Andy Murray continued the extraordinary recent trend of the elite players in the men's game performing better with marriage and fatherhood.

While Federer won two of his Grand Slams, the 2010 Australian Open and the 2012 Wimbledon, after becoming a parent, the birth of Djokovic's son Stefan in 2014, was a possible triggering factor in his incredible streak of success in 2015 and '16.

Murray joined the parents’ club in 2016, welcoming a daughter with his wife Kim, soon after which he won Wimbledon.

All these are in stark contrast to the greats of yesteryear, who often struggled to perform as well post marriage and fatherhood.

A solid family life, Murray has often said in interviews, has always been a big stabilizing factor in his life, and the support of his mother and former coach Judy, wife Kim and brother Jamie, who also became doubles No.1 in 2016, together with a stable coaching staff, have goe a long way in establishing Andy Murray's reign as the best player in men's tennis for the year 2017.

New Competition

If 2016 has been any indication, 2017 will be a hotly contested year. The rising young guns, especially Thiem and Alexander Zverev, along with an improving Milos Raonic, the mercurial Nick Kyrgios and the ever-dangerous Stan Wawrinka are all possible threats.

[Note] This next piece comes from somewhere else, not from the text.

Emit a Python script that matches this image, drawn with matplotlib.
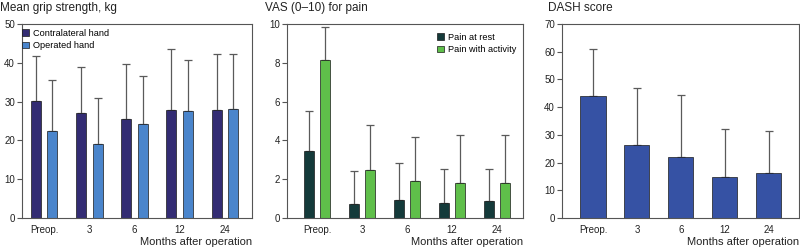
import matplotlib
matplotlib.use("Agg")
import matplotlib.pyplot as plt
from matplotlib.patches import Patch
import numpy as np

plt.rcParams['font.family'] = ['Liberation Sans', 'DejaVu Sans']

categories = ["Preop.", "3", "6", "12", "24"]

# Panel 1: grip strength (kg)
grip_contra = [30.1, 27.1, 25.6, 27.9, 27.9]
grip_contra_sd = [11.7, 11.9, 14.1, 15.6, 14.4]
grip_oper = [22.4, 19.0, 24.1, 27.7, 28.2]
grip_oper_sd = [13.2, 11.8, 12.5, 13.0, 14.1]

# Panel 2: VAS pain
pain_rest = [3.45, 0.73, 0.93, 0.77, 0.87]
pain_rest_sd = [2.07, 1.67, 1.92, 1.75, 1.68]
pain_act = [8.15, 2.45, 1.90, 1.78, 1.78]
pain_act_sd = [1.70, 2.32, 2.30, 2.50, 2.50]

# Panel 3: DASH
dash = [44.1, 26.2, 22.0, 14.8, 16.2]
dash_sd = [16.7, 20.8, 22.3, 17.4, 15.3]

C_CONTRA = "#332c73"
C_OPER = "#4a85cc"
C_REST = "#143a3a"
C_ACT = "#5fbf4a"
C_DASH = "#3652a4"
SPINE = "#555555"
ERR = "#5a5a5a"
TXT = "#222222"

W, H = 800, 249
fig = plt.figure(figsize=(W / 100, H / 100), dpi=100)

def box(l, r, t=24, b=218):
    return [l / W, 1 - b / H, (r - l) / W, (b - t) / H]

def style(ax, ymax, step, xlim):
    ax.set_ylim(0, ymax)
    ax.set_yticks(np.arange(0, ymax + 0.001, step))
    ax.set_xlim(*xlim)
    ax.set_xticks(np.arange(len(categories)))
    ax.set_xticklabels(categories)
    for s in ax.spines.values():
        s.set_color(SPINE)
        s.set_linewidth(0.8)
    ax.tick_params(axis='y', length=3.5, width=0.8, color=SPINE, labelsize=7, pad=1.5, labelcolor=TXT)
    ax.tick_params(axis='x', length=0, labelsize=7, pad=5, labelcolor=TXT)

def bars(ax, x, vals, sd, color, width):
    ax.errorbar(x, vals, yerr=[np.zeros(len(vals)), sd], fmt='none', ecolor=ERR,
                elinewidth=0.9, capsize=2.8, capthick=0.9, zorder=1)
    ax.bar(x, vals, width=width, color=color, edgecolor="#1a1a1a", linewidth=0.5, zorder=2)

x = np.arange(len(categories))

# Panel 1
ax1 = fig.add_axes(box(22, 252))
bars(ax1, x - 0.184, grip_contra, grip_contra_sd, C_CONTRA, 0.22)
bars(ax1, x + 0.184, grip_oper, grip_oper_sd, C_OPER, 0.22)
style(ax1, 50, 10, (-0.487, 4.6))
ax1.legend(handles=[Patch(facecolor=C_CONTRA, edgecolor="#1a1a1a", linewidth=0.5, label="Contralateral hand"),
                    Patch(facecolor=C_OPER, edgecolor="#1a1a1a", linewidth=0.5, label="Operated hand")],
           loc="upper left", bbox_to_anchor=(0.002, 0.975), frameon=False, fontsize=6.6,
           handlelength=0.7, handleheight=0.7, handletextpad=0.45, labelspacing=0.35,
           borderpad=0, borderaxespad=0)

# Panel 2
ax2 = fig.add_axes(box(287, 523))
bars(ax2, x - 0.18, pain_rest, pain_rest_sd, C_REST, 0.233)
bars(ax2, x + 0.18, pain_act, pain_act_sd, C_ACT, 0.233)
style(ax2, 10, 2, (-0.667, 4.578))
ax2.legend(handles=[Patch(facecolor=C_REST, edgecolor="#1a1a1a", linewidth=0.5, label="Pain at rest"),
                    Patch(facecolor=C_ACT, edgecolor="#1a1a1a", linewidth=0.5, label="Pain with activity")],
           loc="upper left", bbox_to_anchor=(0.636, 0.955), frameon=False, fontsize=6.6,
           handlelength=0.7, handleheight=0.7, handletextpad=0.45, labelspacing=0.35,
           borderpad=0, borderaxespad=0)

# Panel 3
ax3 = fig.add_axes(box(562, 799))
bars(ax3, x, dash, dash_sd, C_DASH, 0.57)
style(ax3, 70, 10, (-0.706, 4.69))

# Titles and x labels
fig.text(0 / W, 1 - 2 / H, "Mean grip strength, kg", ha="left", va="top", fontsize=8.5, color=TXT)
fig.text(265 / W, 1 - 2 / H, "VAS (0\u201310) for pain", ha="left", va="top", fontsize=8.5, color=TXT)
fig.text(548 / W, 1 - 2 / H, "DASH score", ha="left", va="top", fontsize=8.5, color=TXT)
for r in (252, 523, 799):
    fig.text(r / W, 1 - 242 / H, "Months after operation", ha="right", va="center", fontsize=8, color=TXT)

fig.savefig("out.png", dpi=100)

With the return of Federer, Nadal, and a refreshed Djokovic, Murray may find his work cut out for him if he is to remain the best player in men's tennis in 2017.

But Andy Murray possesses true grit, and will fight to the end for what he has won with over a decade of commitment and effort. In my belief, the year 2017 will be the Year of Andy Murray, and will finally bring him the recognition that he deserves, as a legend of the game

. It would be poetic justice if, after all these years of struggle, Murray were to lead the year from start to finish, holding off his Titanic rivals, and adding to the Grand Slam cabinet that has for so many years been witness to more heartbreak than joy.

If 2017 is the Year of Andy Murray, it will be a well-deserved one, and tennis will finally have made reparations to one far more deserving of its fruits.